Brainworx has created an exceptional emulation here. Compared to the SEM V I use from Arturia, it is right up there and a little beyond, thanks in no small part to the Tolerance Modeling Technology which helps introduce that random analogue character. And really bx_oberhausen is more than a straight emulation anyway.
While it does do the Oberheim sound fantastically well, it has modern sensibilities in the form of Unison mode, polyphony, some fantastic effects and modulation ideas to take it well beyond what the original hardware could do. This gives bx_oberhausen its own voice in some ways, albeit one with a huge touch of Oby character, but really it is simply a stunning synth however you look at it and whatever you compare it to. The bx_oberhausen is a first for Brainworx and hopefully, the first of many.
Do I really need this?
If you want classic, vintage synth sounds, the chances are you probably have something in your DAW capable of doing just that. However, is it doing this specific task? So really, it’s simply a question of do you want the lush, rich sound of an SEM with many a bell and whistle added? If you already own the Arturia version, then there’s probably not quite enough to tempt you here, but if you are new to SEM ems – see what I did there – this is (just) the one to opt for.
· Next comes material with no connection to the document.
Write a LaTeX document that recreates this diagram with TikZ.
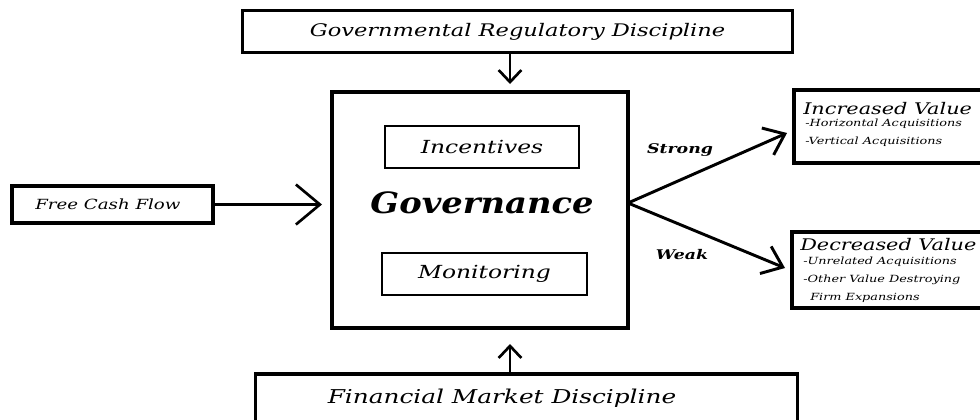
\documentclass[tikz,border=0pt]{standalone}
\usepackage{fontspec}
\setmainfont{DejaVu Serif}
\newfontfamily\wide[FakeStretch=1.3]{DejaVu Serif}
\newfontfamily\mwide[FakeStretch=1.15]{DejaVu Serif}
\usetikzlibrary{arrows.meta}
\begin{document}
\begin{tikzpicture}[x=0.75pt,y=-0.75pt,
  box/.style={draw, line width=2.3pt, inner sep=0pt},
  thinbox/.style={draw, line width=2pt, inner sep=0pt},
  txt/.style={inner sep=0pt},
  arr/.style={line width=2pt, -{Straight Barb[length=9pt,width=17pt,line width=2pt]}},
  bigarr/.style={line width=2pt, -{Straight Barb[length=18pt,width=30pt,line width=2pt]}},
  fanarr/.style={line width=2.2pt, -{Straight Barb[length=14pt,width=22pt,line width=2.2pt]}}]
\useasboundingbox (0,0) rectangle (980,419);
\clip (0,0) rectangle (980,419);
% top box
\node[box, minimum width=413pt, minimum height=31pt, font=\wide\itshape\fontsize{13}{15}\selectfont] (gov) at (517.5,31.5) {Governmental Regulatory Discipline};
% main box
\node[box, line width=2.8pt, minimum width=222pt, minimum height=177pt] (main) at (480,210) {};
\node[thinbox, minimum width=145.5pt, minimum height=31.5pt, font=\wide\itshape\fontsize{13.5}{15}\selectfont] (inc) at (482,147) {Incentives};
\node[thinbox, minimum width=153.75pt, minimum height=31.5pt, font=\wide\itshape\fontsize{13.5}{15}\selectfont] (mon) at (484.5,274) {Monitoring};
\node[inner sep=0pt, font=\mwide\bfseries\itshape\fontsize{22}{26}\selectfont] (gvn) at (482,203) {Governance};
% free cash flow
\node[box, minimum width=150.75pt, minimum height=27.75pt] (fcf) at (112.5,204.5) {};
\node[txt, anchor=west, font=\wide\itshape\fontsize{10.5}{12}\selectfont] (fcft) at (35,204) {Free Cash Flow};
% bottom box
\node[box, minimum width=407pt, minimum height=39pt] (fmd) at (526.5,400) {};
\node[txt, font=\wide\itshape\fontsize{14.3}{16}\selectfont] (fmdt) at (502,398) {Financial Market Discipline};
% right boxes
\node[box, minimum width=154.5pt, minimum height=54.75pt] (incv) at (897,126.5) {};
\node[txt, anchor=west, font=\wide\itshape\fontsize{12}{15}\selectfont] (incv1) at (803,109) {Increased Value};
\node[txt, anchor=west, font=\wide\itshape\fontsize{7.4}{8}\selectfont] (incv2) at (805,124) {-Horizontal Acquisitions};
\node[txt, anchor=west, font=\wide\itshape\fontsize{7.4}{8}\selectfont] (incv3) at (805,142) {-Vertical Acquisitions};
\node[box, minimum width=156pt, minimum height=57pt] (decv) at (896,270) {};
\node[txt, anchor=west, font=\wide\itshape\fontsize{12}{15}\selectfont] (decv1) at (800,245) {Decreased Value};
\node[txt, anchor=west, font=\wide\itshape\fontsize{7.4}{8}\selectfont] (decv2) at (803,262) {-Unrelated Acquisitions};
\node[txt, anchor=west, font=\wide\itshape\fontsize{7.4}{8}\selectfont] (decv3) at (803,280) {-Other Value Destroying};
\node[txt, anchor=west, font=\wide\itshape\fontsize{7.4}{8}\selectfont] (decv4) at (810,298) {Firm Expansions};
% labels
\node[inner sep=0pt, font=\wide\bfseries\itshape\fontsize{10}{12}\selectfont] (strong) at (680,150) {Strong};
\node[inner sep=0pt, font=\wide\bfseries\itshape\fontsize{10}{12}\selectfont] (weak) at (682,255) {Weak};
% connectors
\coordinate (topTip) at (510,84);
\coordinate (botTip) at (510,344);
\coordinate (fcfTip) at (322,204.5);
\coordinate (fan) at (628,203);
\coordinate (strTip) at (787,133);
\coordinate (wkTip) at (785,268);
\draw[arr] (gov.south -| topTip) -- (topTip);
\draw[arr] (fmd.north -| botTip) -- (botTip);
\draw[bigarr] (fcf.east) -- (fcfTip);
\draw[fanarr] (fan) -- (strTip);
\draw[fanarr] (fan) -- (wkTip);
\end{tikzpicture}
\end{document}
● AAX Native, AU, NKS, VST2, VST3 formats
● Up to 32 voices of polyphony
● Employs Tolerance Modeling Technology (TMT) to emulate the original instrument at a component level
● 300+ presets
● Unison mode for rich analogue fatness
● M/S Mode for additional stereo processing
● Extensive modulation matrix with nine sources, 13 destinations and five Modulation Curves
● Effects rack includes many brainwork models as sold separately
SEM V €149
Arturia is not scared to admit that its plug-in is very much an Oberheim clone. I can tell you that – TMT modelling aside – they sound very similar. Arturia’s synth can also be picked up as part of the massive V Collection bundle or as an iPad app.
A collaboration between synth pioneers Dave Smith and Tom Oberheim, the OB-6 sports two voltage- controlled oscillators, 2-pole filters and amplifiers as well as a raft of modern digital enhancements. It’s a real beauty of a synth.